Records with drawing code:
---------------

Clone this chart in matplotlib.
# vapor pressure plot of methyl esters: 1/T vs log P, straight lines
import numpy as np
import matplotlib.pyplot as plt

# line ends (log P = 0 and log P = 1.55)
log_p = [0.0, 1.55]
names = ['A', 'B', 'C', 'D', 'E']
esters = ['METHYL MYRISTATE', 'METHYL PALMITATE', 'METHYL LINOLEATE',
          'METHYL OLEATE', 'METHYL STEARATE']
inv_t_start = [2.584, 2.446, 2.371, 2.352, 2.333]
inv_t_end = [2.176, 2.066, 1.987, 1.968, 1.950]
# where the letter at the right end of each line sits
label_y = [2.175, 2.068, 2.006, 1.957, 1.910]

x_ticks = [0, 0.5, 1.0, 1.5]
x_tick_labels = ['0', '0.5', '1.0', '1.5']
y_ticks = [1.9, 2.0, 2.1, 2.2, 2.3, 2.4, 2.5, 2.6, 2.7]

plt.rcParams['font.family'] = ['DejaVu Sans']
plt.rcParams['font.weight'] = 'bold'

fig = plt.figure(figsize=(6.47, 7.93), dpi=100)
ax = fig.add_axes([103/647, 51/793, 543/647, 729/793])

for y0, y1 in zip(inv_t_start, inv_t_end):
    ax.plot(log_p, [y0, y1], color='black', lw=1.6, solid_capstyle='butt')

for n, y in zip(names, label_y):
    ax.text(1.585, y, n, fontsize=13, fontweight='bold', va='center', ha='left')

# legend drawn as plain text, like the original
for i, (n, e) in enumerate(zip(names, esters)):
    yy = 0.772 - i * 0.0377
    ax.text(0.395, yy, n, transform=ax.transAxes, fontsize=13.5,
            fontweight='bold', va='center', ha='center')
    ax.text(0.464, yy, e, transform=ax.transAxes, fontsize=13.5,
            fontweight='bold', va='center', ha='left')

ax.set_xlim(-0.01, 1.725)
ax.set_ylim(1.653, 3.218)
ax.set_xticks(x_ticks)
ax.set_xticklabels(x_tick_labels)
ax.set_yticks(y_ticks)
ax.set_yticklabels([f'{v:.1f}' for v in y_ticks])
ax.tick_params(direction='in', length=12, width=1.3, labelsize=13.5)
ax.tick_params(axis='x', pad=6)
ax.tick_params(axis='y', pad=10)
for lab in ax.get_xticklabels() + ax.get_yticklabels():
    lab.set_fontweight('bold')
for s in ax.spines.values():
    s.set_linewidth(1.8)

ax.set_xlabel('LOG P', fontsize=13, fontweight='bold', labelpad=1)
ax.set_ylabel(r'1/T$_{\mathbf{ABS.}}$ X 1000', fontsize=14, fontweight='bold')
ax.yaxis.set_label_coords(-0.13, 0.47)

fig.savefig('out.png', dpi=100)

---------------

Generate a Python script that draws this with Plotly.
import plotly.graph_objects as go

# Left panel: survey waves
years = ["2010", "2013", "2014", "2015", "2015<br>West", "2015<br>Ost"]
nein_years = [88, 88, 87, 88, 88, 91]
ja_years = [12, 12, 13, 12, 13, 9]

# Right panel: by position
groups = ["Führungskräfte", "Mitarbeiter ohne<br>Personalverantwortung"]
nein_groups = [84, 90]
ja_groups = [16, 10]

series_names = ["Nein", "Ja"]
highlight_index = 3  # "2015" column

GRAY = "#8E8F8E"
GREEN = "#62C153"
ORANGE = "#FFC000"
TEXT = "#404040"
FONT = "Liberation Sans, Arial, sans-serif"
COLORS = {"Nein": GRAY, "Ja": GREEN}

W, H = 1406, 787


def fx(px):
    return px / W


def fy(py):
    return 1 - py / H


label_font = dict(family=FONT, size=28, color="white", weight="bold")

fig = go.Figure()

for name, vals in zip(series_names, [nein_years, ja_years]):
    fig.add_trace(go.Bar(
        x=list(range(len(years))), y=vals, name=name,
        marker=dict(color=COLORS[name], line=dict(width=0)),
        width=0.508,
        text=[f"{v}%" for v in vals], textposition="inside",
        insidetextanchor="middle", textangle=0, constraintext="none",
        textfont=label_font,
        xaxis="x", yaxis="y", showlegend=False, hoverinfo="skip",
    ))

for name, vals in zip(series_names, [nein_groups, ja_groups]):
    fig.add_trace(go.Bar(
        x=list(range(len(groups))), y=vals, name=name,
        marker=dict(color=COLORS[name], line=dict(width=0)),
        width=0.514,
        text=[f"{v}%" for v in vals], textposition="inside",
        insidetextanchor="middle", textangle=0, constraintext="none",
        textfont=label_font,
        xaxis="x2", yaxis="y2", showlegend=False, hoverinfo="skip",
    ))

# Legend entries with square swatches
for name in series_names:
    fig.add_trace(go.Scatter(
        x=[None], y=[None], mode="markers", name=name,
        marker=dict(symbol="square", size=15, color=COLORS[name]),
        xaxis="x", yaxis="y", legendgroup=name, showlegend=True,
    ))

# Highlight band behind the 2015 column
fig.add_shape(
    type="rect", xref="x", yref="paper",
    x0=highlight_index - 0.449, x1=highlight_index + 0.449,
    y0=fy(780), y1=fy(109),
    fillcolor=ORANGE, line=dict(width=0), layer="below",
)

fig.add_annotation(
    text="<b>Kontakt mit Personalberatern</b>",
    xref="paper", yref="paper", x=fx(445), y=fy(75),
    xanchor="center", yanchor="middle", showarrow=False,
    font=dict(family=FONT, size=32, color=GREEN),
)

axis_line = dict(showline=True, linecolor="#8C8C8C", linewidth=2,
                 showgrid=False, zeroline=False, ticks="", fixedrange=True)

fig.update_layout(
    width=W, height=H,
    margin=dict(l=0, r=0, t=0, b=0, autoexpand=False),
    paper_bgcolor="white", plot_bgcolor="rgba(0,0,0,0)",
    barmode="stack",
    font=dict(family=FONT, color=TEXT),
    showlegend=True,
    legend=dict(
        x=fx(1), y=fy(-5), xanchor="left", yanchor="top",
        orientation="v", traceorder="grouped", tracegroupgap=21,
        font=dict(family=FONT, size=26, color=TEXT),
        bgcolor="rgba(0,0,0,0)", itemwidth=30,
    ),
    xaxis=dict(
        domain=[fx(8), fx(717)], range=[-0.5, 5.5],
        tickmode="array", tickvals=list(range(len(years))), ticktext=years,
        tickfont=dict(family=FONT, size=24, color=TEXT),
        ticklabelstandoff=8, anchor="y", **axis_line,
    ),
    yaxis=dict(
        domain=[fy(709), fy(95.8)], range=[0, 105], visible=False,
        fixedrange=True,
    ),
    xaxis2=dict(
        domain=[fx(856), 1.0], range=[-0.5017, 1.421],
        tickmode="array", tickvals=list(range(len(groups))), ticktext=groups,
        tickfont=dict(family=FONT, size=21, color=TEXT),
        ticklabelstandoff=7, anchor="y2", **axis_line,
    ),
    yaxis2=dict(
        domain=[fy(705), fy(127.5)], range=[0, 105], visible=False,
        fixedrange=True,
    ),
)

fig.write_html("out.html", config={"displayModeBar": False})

---------------

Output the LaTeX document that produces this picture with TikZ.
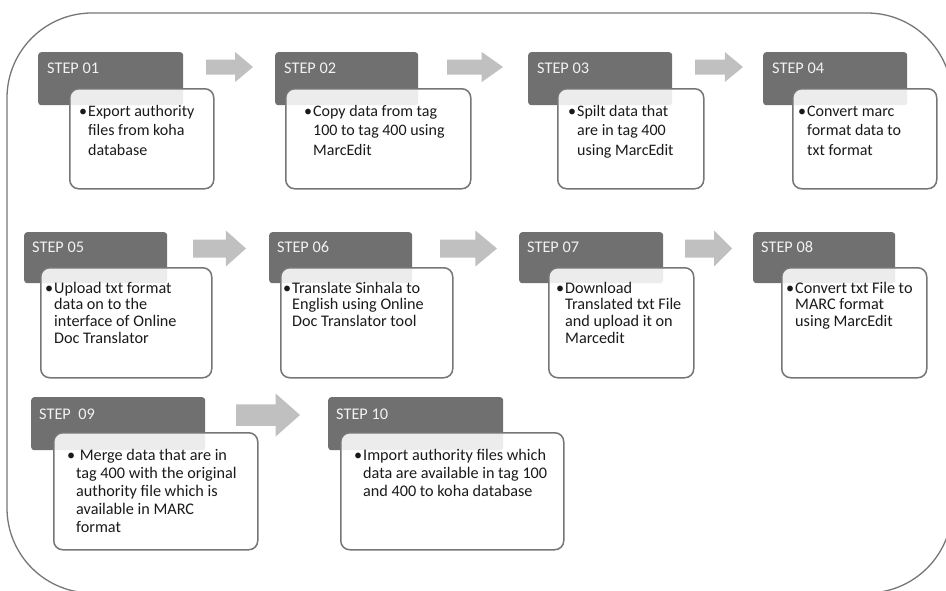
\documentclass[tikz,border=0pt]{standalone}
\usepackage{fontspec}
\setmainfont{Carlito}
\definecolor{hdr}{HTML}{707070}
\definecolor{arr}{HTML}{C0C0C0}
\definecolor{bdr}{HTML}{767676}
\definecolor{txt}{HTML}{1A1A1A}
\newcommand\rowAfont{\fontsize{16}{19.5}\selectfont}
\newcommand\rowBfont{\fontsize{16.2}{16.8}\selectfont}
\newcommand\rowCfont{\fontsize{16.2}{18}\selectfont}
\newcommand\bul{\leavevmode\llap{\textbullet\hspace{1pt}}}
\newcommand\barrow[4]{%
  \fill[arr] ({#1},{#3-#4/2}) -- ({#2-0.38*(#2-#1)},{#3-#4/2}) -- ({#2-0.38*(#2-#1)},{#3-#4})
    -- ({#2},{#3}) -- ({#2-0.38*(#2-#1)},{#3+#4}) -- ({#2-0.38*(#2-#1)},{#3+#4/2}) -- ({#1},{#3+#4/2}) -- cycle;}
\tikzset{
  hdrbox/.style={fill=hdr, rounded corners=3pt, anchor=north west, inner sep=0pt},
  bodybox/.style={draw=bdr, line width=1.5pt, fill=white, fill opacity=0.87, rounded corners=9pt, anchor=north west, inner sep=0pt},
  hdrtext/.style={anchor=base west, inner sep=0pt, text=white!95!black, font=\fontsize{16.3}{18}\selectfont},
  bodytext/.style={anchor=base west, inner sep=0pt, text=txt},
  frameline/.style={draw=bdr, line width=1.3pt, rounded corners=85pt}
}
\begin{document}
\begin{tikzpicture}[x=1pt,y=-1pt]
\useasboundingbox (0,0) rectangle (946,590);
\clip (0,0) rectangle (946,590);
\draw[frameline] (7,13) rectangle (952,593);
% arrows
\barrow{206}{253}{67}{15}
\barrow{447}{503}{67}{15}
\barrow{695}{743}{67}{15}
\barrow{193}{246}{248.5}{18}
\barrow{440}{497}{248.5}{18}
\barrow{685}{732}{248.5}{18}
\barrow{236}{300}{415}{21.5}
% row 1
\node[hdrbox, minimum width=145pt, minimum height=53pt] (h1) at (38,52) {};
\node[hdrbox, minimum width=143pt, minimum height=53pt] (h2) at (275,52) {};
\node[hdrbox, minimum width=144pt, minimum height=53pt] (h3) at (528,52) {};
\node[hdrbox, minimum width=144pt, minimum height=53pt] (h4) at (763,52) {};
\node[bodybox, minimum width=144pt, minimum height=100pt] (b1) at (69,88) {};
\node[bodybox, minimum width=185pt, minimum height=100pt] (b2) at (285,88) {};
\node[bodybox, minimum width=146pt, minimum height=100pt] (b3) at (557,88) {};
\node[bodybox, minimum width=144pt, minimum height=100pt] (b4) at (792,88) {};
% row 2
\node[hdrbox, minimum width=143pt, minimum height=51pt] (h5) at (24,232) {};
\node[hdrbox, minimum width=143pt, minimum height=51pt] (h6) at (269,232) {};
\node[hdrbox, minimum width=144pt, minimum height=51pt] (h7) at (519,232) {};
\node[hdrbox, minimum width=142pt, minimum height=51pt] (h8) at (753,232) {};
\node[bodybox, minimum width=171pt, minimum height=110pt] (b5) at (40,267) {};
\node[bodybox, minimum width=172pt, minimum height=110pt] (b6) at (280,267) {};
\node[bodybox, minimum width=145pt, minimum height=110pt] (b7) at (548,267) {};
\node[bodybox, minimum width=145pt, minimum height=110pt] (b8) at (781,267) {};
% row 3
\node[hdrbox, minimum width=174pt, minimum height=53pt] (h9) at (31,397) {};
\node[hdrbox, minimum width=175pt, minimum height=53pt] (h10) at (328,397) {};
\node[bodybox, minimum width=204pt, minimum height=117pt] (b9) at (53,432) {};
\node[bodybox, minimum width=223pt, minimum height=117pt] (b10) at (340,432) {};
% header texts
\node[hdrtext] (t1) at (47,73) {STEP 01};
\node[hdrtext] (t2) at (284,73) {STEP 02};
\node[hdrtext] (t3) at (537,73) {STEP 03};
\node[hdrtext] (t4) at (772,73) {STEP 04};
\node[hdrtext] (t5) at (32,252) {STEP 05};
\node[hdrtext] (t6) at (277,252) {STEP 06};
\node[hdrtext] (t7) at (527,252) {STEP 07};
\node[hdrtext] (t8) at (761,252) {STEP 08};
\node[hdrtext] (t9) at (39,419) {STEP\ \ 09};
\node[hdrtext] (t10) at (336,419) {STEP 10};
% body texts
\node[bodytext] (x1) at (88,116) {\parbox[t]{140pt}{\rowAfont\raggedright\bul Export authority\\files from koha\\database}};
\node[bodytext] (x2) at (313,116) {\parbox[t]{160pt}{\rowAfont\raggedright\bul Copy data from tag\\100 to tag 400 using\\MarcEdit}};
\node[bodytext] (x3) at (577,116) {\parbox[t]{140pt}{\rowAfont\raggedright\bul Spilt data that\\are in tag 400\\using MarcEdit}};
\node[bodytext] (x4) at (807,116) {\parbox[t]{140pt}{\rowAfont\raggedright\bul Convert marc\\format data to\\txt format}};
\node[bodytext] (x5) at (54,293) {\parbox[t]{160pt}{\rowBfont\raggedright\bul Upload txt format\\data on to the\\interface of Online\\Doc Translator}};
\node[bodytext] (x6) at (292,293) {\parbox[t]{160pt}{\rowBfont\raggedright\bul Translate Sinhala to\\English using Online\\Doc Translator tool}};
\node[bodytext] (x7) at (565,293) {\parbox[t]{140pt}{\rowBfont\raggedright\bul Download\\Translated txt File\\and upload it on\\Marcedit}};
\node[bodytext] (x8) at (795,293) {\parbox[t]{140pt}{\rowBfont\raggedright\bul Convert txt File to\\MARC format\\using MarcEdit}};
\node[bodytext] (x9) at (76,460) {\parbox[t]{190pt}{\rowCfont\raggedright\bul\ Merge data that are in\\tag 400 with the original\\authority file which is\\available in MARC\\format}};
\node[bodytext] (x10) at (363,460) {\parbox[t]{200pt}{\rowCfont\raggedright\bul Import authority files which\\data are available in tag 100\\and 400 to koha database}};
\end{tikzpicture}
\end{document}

---------------

Starting at the line that holds "Clone this chart in matplotlib.", copy each line exactly and stop after the line that holds "import matplotlib.pyplot as plt".

Clone this chart in matplotlib.
# vapor pressure plot of methyl esters: 1/T vs log P, straight lines
import numpy as np
import matplotlib.pyplot as plt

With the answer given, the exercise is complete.